Internet étant un moyen de communication, le juge en a déduit qu’il pouvait être considéré comme « voie de presse » : le tribunal de grande instance est donc compétent pour juger des actions en diffamation sur Internet (TGI, du 22 janvier 2003).

Cette analyse a été confirmée par la Cour d’appel de Paris qui a indiqué que « l’émission de propos sur un site internet constitue une communication audiovisuelle au sens de l’article 2 de la loi du 30 septembre 1986 relative à la liberté de communication », et que « dans ces conditions, la diffamation par communication audiovisuelle n’entre pas dans les prévisions des dispositions de l’article R.321-8 du Code de l’organisation judiciaire » car « ces dispositions ne trouvent pas à s’appliquer lorsque la diffamation s’opère par le moyen d’une communication audiovisuelle » ( CA de Paris 5 mais 2004).

Par conséquent, toute action civile pour diffamation doit être portée devant le tribunal de grande instance.


En matière de dénigrement


Le dénigrement est l’un des aspects de la concurrence déloyale. Il se définit comme le fait pour une personne de répandre des informations malveillantes sur le compte d’une entreprise afin de nuire à la réputation des produits ou des services de cette dernière.

La victime d’un dénigrement peut agir en justice pour obtenir réparation de son préjudice. L’action en concurrence déloyale suppose la réunion de trois conditions : une faute, un préjudice et un lien de causalité entre la faute et le préjudice (articles 1382 et 1383 du Code civil). Il est par ailleurs possible, comme pour la diffamation, de demander au juge d’ordonner la cessation des actes constitutifs de concurrence déloyale, par le prononcé d’une astreinte.

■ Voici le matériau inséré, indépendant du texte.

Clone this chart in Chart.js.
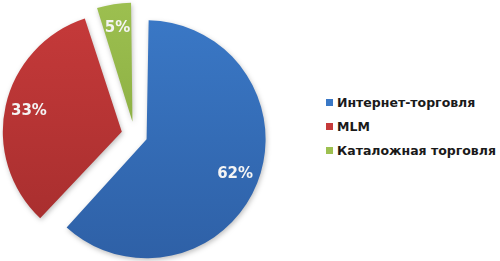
<!DOCTYPE html>
<html>
<head>
<meta charset="utf-8">
<script src="https://cdn.jsdelivr.net/npm/chart.js@4"></script>
<style>
  html, body { margin: 0; padding: 0; background: #fff; }
  #wrap { position: relative; width: 500px; height: 261px; overflow: hidden; }
  #pie { position: absolute; left: 0; top: 0; }
  #legend { position: absolute; left: 326px; top: 95px; font: bold 12.5px "DejaVu Sans", Verdana, sans-serif; color: #1a1a1a; }
  #legend div { height: 24px; line-height: 16px; white-space: nowrap; }
  #legend span { display: inline-block; width: 7px; height: 7px; margin-right: 4px; vertical-align: 1px; }
</style>
</head>
<body>
<div id="wrap">
  <canvas id="pie" width="280" height="261"></canvas>
  <div id="legend"></div>
</div>
<script>
const labels = ['Интернет-торговля', 'MLM', 'Каталожная торговля'];
const values = [62, 33, 5];
const colors = ['#3a78c6', '#c63a3a', '#9dc050'];
const darks = ['#2e60a6', '#a42d2d', '#80a33a'];

const pieRadius = 119;
const explode = 52; // Chart.js сдвигает сектор на offset / 4

// легенда
var legend = document.getElementById('legend');
labels.forEach(function (name, i) {
    legend.innerHTML += '<div><span style="background:' + colors[i] + '"></span>' + name + '</div>';
});

function gradient(context) {
    var chart = context.chart;
    var area = chart.chartArea;
    if (!area) {
        return colors[context.dataIndex];
    }
    var g = chart.ctx.createLinearGradient(0, area.top, 0, area.bottom);
    g.addColorStop(0, colors[context.dataIndex]);
    g.addColorStop(1, darks[context.dataIndex]);
    return g;
}

// при offset Chart.js ещё и увеличивает радиус сектора - убираем это,
// чтобы все секторы были одного размера
const sameRadius = {
    id: 'sameRadius',
    beforeDatasetsDraw: function (chart) {
        chart.getDatasetMeta(0).data.forEach(function (arc) {
            var t = arc.options.offset / 4;
            var fix = 1 - Math.sin(Math.min(Math.PI, arc.circumference));
            arc.outerRadius = pieRadius - t * fix;
        });
    }
};

// подписи процентов на секторах
const percentLabels = {
    id: 'percentLabels',
    afterDatasetsDraw: function (chart) {
        var ctx = chart.ctx;
        var meta = chart.getDatasetMeta(0);
        ctx.save();
        ctx.font = 'bold 15px "DejaVu Sans", Verdana, sans-serif';
        ctx.fillStyle = '#f4f4f4';
        ctx.textAlign = 'center';
        ctx.textBaseline = 'middle';
        meta.data.forEach(function (arc, i) {
            var mid = (arc.startAngle + arc.endAngle) / 2;
            var r = arc.options.offset / 4 + pieRadius * 0.8;
            ctx.fillText(values[i] + '%', arc.x + Math.cos(mid) * r, arc.y + Math.sin(mid) * r);
        });
        ctx.restore();
    }
};

const shadow = {
    id: 'shadow',
    beforeDatasetsDraw: function (chart) {
        var ctx = chart.ctx;
        ctx.save();
        ctx.shadowColor = 'rgba(0,0,0,0.25)';
        ctx.shadowBlur = 5;
        ctx.shadowOffsetX = 1;
        ctx.shadowOffsetY = 2;
    },
    afterDatasetsDraw: function (chart) {
        chart.ctx.restore();
    }
};

new Chart(document.getElementById('pie'), {
    type: 'pie',
    data: {
        labels: labels,
        datasets: [{
                data: values,
                backgroundColor: gradient,
                borderWidth: 0,
                offset: explode
            }]
    },
    options: {
        responsive: false,
        animation: false,
        radius: pieRadius,
        layout: {
            padding: {left: 10, right: 21, top: 10, bottom: 2}
        },
        plugins: {
            legend: {display: false},
            tooltip: {enabled: false}
        }
    },
    plugins: [sameRadius, shadow, percentLabels]
});
</script>
</body>
</html>
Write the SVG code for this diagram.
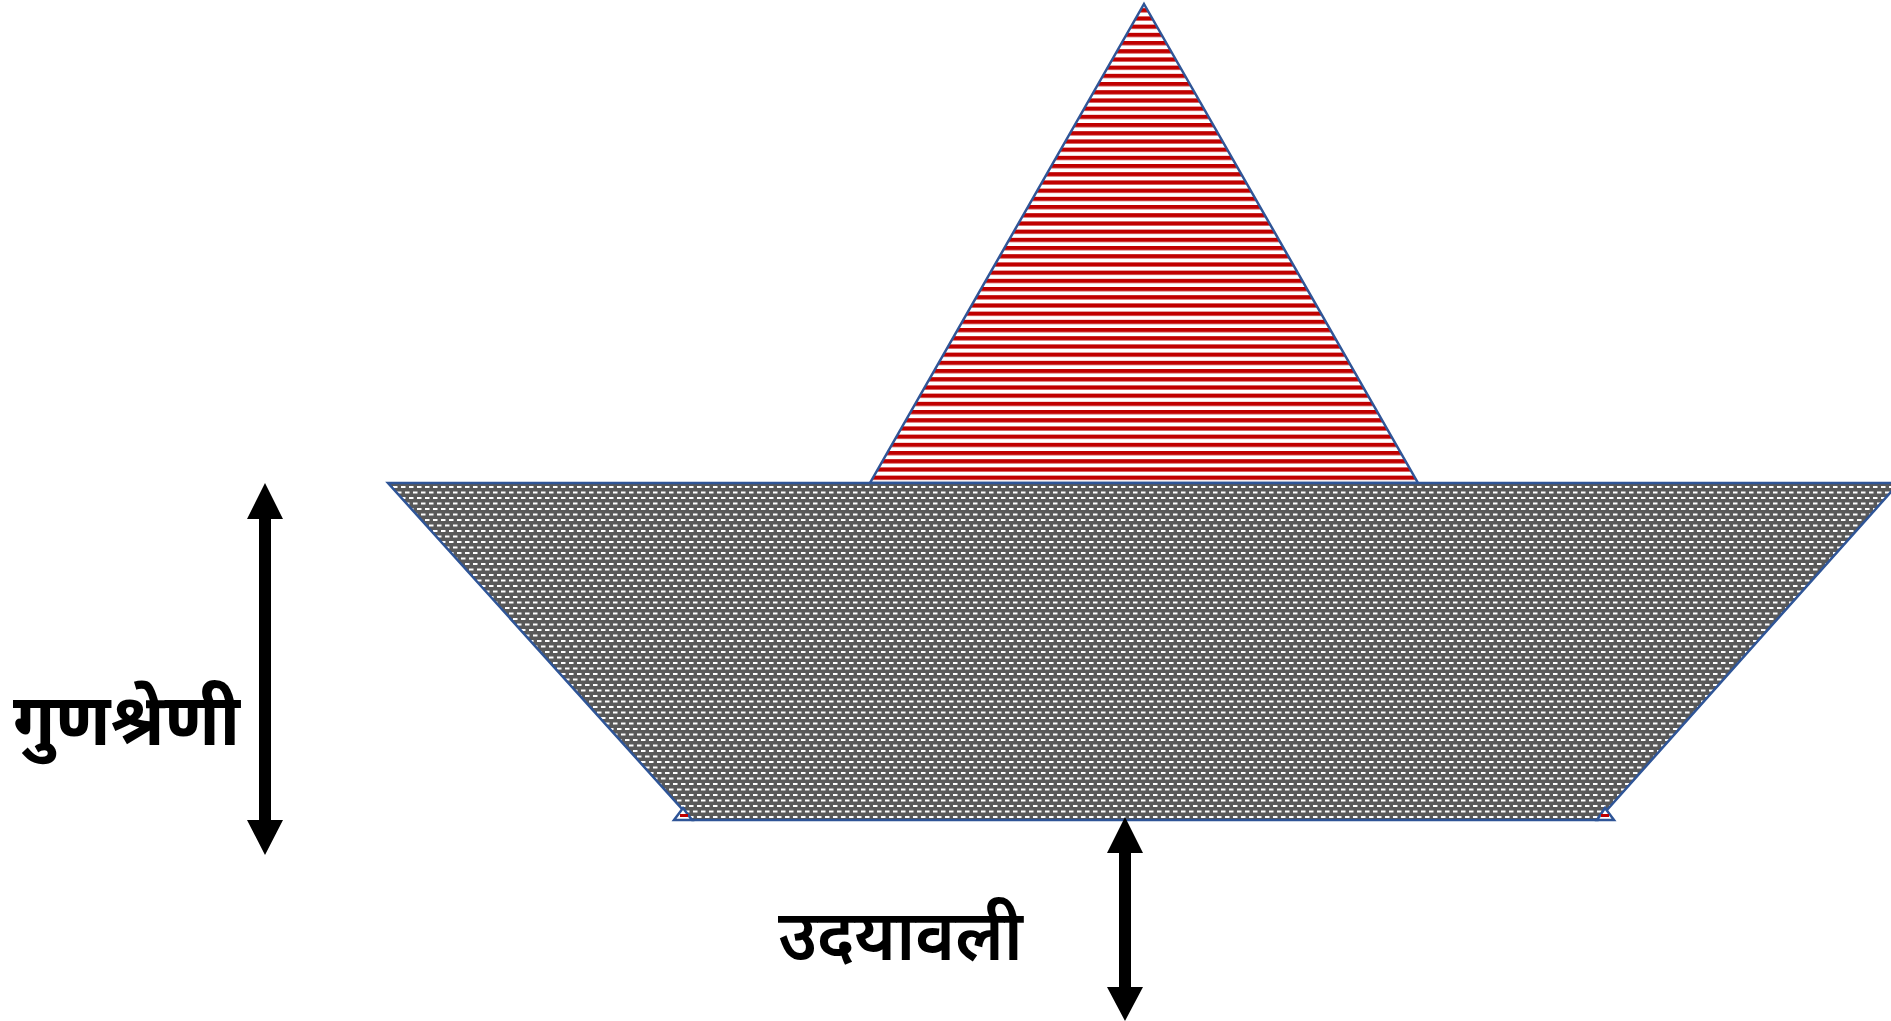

Le délai de prescription de l’action en concurrence déloyale est de 5 ans à compter du jour où la victime à connaissance du préjudice qu’elle subit.
La compétence des tribunaux pour juger des actions en concurrence déloyale pour dénigrement est déterminée par les règles de droit commun :

  • - le tribunal de commerce est compétent lorsque l’action est dirigée par un compétent contre un autre commerçant ;
  • - le tribunal de grande instance est compétent lorsque l’action est dirigée contre un non-commerçant ;
  • - et le conseil de prudhomme est compétent s’il s’agit d’un manquement d’un salarié aux obligations résultant de son contrat de travail.

Compétence territoriale


Lorsque le dénigrement et la diffamation ont lieu sur Internet, ce dernier étant un moyen de communication accessible depuis n’importe quel endroit de la France, tous les tribunaux du pays seront territorialement compétents. Le demandeur pourra donc choisir le tribunal de son choix pour faire juger son litige.